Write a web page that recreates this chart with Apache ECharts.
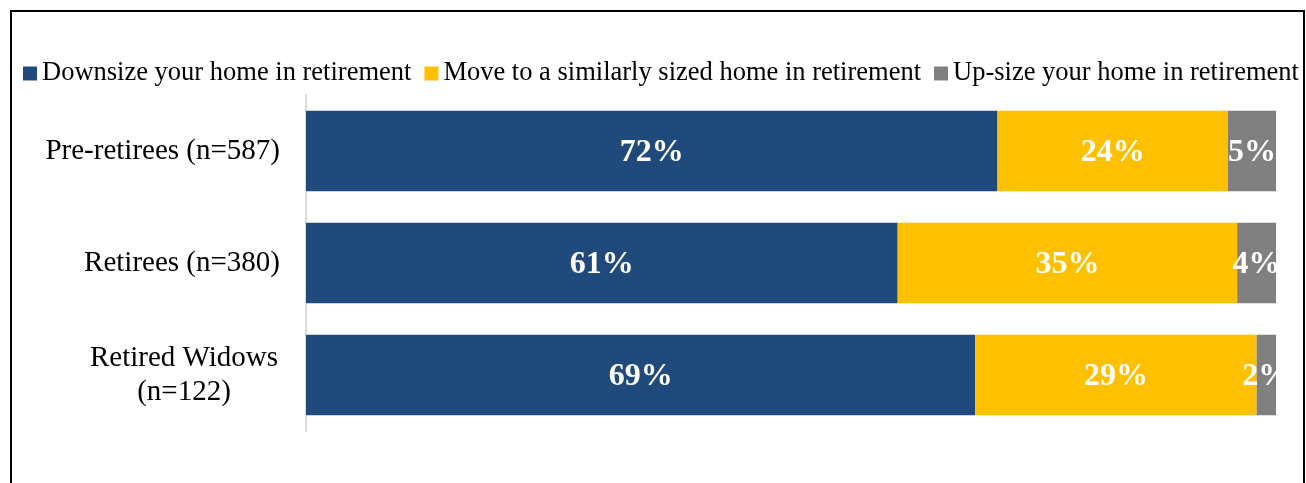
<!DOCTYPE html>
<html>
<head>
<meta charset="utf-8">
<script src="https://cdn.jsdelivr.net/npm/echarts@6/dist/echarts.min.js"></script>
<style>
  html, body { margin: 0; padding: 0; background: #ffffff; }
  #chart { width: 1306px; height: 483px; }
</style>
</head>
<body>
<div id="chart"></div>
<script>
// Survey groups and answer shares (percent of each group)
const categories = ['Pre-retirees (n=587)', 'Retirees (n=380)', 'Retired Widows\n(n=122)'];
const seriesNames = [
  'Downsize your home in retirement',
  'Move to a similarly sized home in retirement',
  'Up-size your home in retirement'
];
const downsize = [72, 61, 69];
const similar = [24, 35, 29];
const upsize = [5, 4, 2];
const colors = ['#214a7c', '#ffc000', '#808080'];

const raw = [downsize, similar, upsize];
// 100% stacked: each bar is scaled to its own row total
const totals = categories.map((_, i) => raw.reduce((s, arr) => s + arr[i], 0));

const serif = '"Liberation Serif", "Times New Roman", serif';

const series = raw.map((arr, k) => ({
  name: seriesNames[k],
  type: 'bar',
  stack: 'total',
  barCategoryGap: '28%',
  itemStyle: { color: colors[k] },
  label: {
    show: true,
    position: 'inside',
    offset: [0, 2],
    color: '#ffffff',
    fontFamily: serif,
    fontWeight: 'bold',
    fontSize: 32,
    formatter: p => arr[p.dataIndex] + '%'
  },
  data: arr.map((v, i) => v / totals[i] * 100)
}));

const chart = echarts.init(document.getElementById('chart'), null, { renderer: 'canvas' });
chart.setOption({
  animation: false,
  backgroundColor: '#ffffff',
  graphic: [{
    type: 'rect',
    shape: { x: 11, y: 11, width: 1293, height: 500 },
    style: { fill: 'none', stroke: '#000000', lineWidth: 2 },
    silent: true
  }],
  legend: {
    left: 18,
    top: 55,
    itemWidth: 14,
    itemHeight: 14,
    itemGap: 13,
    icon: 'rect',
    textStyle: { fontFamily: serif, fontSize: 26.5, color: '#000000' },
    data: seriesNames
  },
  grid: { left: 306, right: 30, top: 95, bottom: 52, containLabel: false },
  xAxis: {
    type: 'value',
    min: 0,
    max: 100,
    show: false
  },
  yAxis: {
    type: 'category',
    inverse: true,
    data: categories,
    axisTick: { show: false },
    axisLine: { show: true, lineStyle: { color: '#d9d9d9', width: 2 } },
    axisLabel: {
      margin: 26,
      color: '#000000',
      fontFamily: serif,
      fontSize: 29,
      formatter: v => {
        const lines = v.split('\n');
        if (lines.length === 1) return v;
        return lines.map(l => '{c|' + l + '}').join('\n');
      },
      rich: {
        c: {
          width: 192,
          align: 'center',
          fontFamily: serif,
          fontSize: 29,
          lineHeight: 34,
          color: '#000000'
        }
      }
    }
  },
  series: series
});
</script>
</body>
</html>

--------------------------------------------------

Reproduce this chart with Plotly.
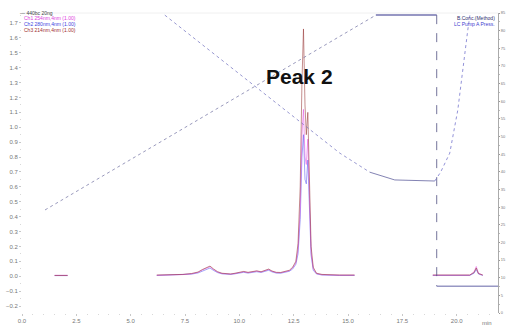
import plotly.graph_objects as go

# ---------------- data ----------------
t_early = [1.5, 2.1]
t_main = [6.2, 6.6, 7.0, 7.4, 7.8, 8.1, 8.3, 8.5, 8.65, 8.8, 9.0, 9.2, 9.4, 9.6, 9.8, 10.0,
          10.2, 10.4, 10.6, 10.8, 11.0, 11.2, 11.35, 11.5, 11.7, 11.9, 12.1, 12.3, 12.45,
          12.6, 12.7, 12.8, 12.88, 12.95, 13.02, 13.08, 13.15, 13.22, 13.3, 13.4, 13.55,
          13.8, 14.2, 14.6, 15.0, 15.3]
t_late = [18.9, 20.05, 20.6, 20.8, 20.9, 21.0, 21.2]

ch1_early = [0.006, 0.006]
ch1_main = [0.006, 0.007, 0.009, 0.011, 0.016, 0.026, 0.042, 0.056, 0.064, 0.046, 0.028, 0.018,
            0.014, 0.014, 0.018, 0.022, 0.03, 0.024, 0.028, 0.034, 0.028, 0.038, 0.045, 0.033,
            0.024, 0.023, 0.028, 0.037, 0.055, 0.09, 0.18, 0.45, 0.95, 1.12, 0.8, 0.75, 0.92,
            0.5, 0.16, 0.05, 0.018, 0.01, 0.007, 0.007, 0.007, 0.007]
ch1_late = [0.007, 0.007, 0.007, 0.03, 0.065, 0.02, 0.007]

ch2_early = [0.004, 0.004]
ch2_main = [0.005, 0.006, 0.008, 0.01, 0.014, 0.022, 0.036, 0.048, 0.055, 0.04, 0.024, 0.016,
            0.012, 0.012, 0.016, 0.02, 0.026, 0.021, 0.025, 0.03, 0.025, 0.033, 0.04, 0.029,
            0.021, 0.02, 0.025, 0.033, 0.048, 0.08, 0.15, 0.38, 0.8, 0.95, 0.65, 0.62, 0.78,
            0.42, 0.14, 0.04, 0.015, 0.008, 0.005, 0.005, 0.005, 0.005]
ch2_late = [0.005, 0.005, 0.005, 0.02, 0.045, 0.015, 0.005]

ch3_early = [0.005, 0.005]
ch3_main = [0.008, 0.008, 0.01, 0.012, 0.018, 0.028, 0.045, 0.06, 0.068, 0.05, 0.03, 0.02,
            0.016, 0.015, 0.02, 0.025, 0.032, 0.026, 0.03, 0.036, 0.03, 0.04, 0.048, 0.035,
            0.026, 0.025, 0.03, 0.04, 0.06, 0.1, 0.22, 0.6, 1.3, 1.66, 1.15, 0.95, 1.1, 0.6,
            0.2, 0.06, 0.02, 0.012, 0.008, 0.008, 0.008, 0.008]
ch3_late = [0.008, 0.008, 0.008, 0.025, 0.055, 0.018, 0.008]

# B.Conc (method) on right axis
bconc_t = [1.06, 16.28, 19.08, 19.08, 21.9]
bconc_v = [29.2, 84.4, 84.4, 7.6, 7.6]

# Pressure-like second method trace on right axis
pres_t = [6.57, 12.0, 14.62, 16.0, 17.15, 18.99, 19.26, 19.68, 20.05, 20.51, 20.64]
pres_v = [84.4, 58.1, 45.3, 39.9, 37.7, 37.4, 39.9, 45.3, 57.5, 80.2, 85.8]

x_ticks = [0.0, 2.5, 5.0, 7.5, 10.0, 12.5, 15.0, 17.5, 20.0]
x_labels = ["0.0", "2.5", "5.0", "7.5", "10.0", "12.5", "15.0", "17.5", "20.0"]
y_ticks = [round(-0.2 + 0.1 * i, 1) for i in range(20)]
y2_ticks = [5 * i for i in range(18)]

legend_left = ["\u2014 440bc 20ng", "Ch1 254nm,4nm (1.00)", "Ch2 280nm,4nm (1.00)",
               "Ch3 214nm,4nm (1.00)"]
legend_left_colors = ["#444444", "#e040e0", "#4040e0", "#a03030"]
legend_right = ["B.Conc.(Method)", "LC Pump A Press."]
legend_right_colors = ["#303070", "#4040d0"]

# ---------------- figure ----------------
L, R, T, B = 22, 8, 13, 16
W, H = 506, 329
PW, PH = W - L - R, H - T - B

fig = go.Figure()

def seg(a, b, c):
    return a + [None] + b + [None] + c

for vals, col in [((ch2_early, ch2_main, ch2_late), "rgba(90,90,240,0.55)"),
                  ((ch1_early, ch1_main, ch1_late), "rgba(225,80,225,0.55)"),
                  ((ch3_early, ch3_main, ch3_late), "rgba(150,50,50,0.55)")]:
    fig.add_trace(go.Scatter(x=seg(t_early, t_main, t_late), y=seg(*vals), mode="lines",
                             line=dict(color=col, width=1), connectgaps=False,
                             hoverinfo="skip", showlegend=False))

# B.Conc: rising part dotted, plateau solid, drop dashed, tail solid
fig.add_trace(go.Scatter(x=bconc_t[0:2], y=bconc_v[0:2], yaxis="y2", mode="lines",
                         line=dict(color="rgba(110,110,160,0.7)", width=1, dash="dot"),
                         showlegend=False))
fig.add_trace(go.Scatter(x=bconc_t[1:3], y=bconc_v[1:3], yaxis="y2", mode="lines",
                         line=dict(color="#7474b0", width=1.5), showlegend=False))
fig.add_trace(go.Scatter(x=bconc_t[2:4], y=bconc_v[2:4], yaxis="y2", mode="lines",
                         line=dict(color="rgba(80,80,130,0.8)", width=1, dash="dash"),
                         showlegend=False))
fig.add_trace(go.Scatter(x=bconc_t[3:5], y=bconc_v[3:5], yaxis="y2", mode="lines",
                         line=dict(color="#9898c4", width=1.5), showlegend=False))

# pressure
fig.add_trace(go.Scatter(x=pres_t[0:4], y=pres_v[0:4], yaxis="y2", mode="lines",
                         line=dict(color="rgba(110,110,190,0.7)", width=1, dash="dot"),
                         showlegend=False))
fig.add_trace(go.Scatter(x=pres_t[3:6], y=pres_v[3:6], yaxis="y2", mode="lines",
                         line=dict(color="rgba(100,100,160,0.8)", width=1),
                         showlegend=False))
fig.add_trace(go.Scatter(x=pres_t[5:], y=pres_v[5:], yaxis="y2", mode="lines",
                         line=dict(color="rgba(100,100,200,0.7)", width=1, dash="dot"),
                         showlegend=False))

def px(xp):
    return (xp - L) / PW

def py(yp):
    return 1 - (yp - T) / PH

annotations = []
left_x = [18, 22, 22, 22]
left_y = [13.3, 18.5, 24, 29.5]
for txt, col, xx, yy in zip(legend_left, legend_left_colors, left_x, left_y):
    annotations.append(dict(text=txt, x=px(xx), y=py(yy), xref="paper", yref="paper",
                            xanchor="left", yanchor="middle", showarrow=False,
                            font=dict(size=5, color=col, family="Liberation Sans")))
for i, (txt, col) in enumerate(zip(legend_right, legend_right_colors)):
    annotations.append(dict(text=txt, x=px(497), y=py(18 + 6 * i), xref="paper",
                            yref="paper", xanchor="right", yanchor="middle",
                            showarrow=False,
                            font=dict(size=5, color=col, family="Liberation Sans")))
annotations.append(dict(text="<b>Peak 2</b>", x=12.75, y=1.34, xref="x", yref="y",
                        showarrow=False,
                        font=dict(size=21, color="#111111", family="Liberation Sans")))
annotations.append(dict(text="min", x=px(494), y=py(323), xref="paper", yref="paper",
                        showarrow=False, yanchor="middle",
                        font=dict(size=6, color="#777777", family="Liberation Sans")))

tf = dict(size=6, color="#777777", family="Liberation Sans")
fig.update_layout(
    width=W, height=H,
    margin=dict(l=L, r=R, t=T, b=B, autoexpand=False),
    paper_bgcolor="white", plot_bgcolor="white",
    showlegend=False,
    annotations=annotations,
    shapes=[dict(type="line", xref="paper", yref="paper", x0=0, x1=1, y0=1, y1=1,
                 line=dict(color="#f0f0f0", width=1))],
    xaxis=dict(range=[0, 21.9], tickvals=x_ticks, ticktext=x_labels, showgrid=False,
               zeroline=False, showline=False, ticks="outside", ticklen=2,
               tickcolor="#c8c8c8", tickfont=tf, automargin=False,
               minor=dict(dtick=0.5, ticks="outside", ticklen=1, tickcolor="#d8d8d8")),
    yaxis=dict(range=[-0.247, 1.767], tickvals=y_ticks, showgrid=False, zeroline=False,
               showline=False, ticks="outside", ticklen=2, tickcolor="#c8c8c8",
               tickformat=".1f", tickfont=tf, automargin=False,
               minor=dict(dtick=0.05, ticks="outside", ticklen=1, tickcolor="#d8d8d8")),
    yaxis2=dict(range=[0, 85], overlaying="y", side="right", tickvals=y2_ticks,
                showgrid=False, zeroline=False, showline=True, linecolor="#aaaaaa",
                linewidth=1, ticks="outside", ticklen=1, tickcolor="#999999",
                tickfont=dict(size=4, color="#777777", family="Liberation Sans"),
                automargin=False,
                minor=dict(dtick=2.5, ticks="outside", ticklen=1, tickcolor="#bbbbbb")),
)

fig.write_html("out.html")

--------------------------------------------------

Job: Exactly as they stand, quote the lines beginning with the one that contains "Reproduce this chart with Plotly." and ending with the one that contains "bconc_v = [29.2, 84.4, 84.4, 7.6, 7.6]", with no pictures.

Response to the task:
Reproduce this chart with Plotly.
import plotly.graph_objects as go

# ---------------- data ----------------
t_early = [1.5, 2.1]
t_main = [6.2, 6.6, 7.0, 7.4, 7.8, 8.1, 8.3, 8.5, 8.65, 8.8, 9.0, 9.2, 9.4, 9.6, 9.8, 10.0,
          10.2, 10.4, 10.6, 10.8, 11.0, 11.2, 11.35, 11.5, 11.7, 11.9, 12.1, 12.3, 12.45,
          12.6, 12.7, 12.8, 12.88, 12.95, 13.02, 13.08, 13.15, 13.22, 13.3, 13.4, 13.55,
          13.8, 14.2, 14.6, 15.0, 15.3]
t_late = [18.9, 20.05, 20.6, 20.8, 20.9, 21.0, 21.2]

ch1_early = [0.006, 0.006]
ch1_main = [0.006, 0.007, 0.009, 0.011, 0.016, 0.026, 0.042, 0.056, 0.064, 0.046, 0.028, 0.018,
            0.014, 0.014, 0.018, 0.022, 0.03, 0.024, 0.028, 0.034, 0.028, 0.038, 0.045, 0.033,
            0.024, 0.023, 0.028, 0.037, 0.055, 0.09, 0.18, 0.45, 0.95, 1.12, 0.8, 0.75, 0.92,
            0.5, 0.16, 0.05, 0.018, 0.01, 0.007, 0.007, 0.007, 0.007]
ch1_late = [0.007, 0.007, 0.007, 0.03, 0.065, 0.02, 0.007]

ch2_early = [0.004, 0.004]
ch2_main = [0.005, 0.006, 0.008, 0.01, 0.014, 0.022, 0.036, 0.048, 0.055, 0.04, 0.024, 0.016,
            0.012, 0.012, 0.016, 0.02, 0.026, 0.021, 0.025, 0.03, 0.025, 0.033, 0.04, 0.029,
            0.021, 0.02, 0.025, 0.033, 0.048, 0.08, 0.15, 0.38, 0.8, 0.95, 0.65, 0.62, 0.78,
            0.42, 0.14, 0.04, 0.015, 0.008, 0.005, 0.005, 0.005, 0.005]
ch2_late = [0.005, 0.005, 0.005, 0.02, 0.045, 0.015, 0.005]

ch3_early = [0.005, 0.005]
ch3_main = [0.008, 0.008, 0.01, 0.012, 0.018, 0.028, 0.045, 0.06, 0.068, 0.05, 0.03, 0.02,
            0.016, 0.015, 0.02, 0.025, 0.032, 0.026, 0.03, 0.036, 0.03, 0.04, 0.048, 0.035,
            0.026, 0.025, 0.03, 0.04, 0.06, 0.1, 0.22, 0.6, 1.3, 1.66, 1.15, 0.95, 1.1, 0.6,
            0.2, 0.06, 0.02, 0.012, 0.008, 0.008, 0.008, 0.008]
ch3_late = [0.008, 0.008, 0.008, 0.025, 0.055, 0.018, 0.008]

# B.Conc (method) on right axis
bconc_t = [1.06, 16.28, 19.08, 19.08, 21.9]
bconc_v = [29.2, 84.4, 84.4, 7.6, 7.6]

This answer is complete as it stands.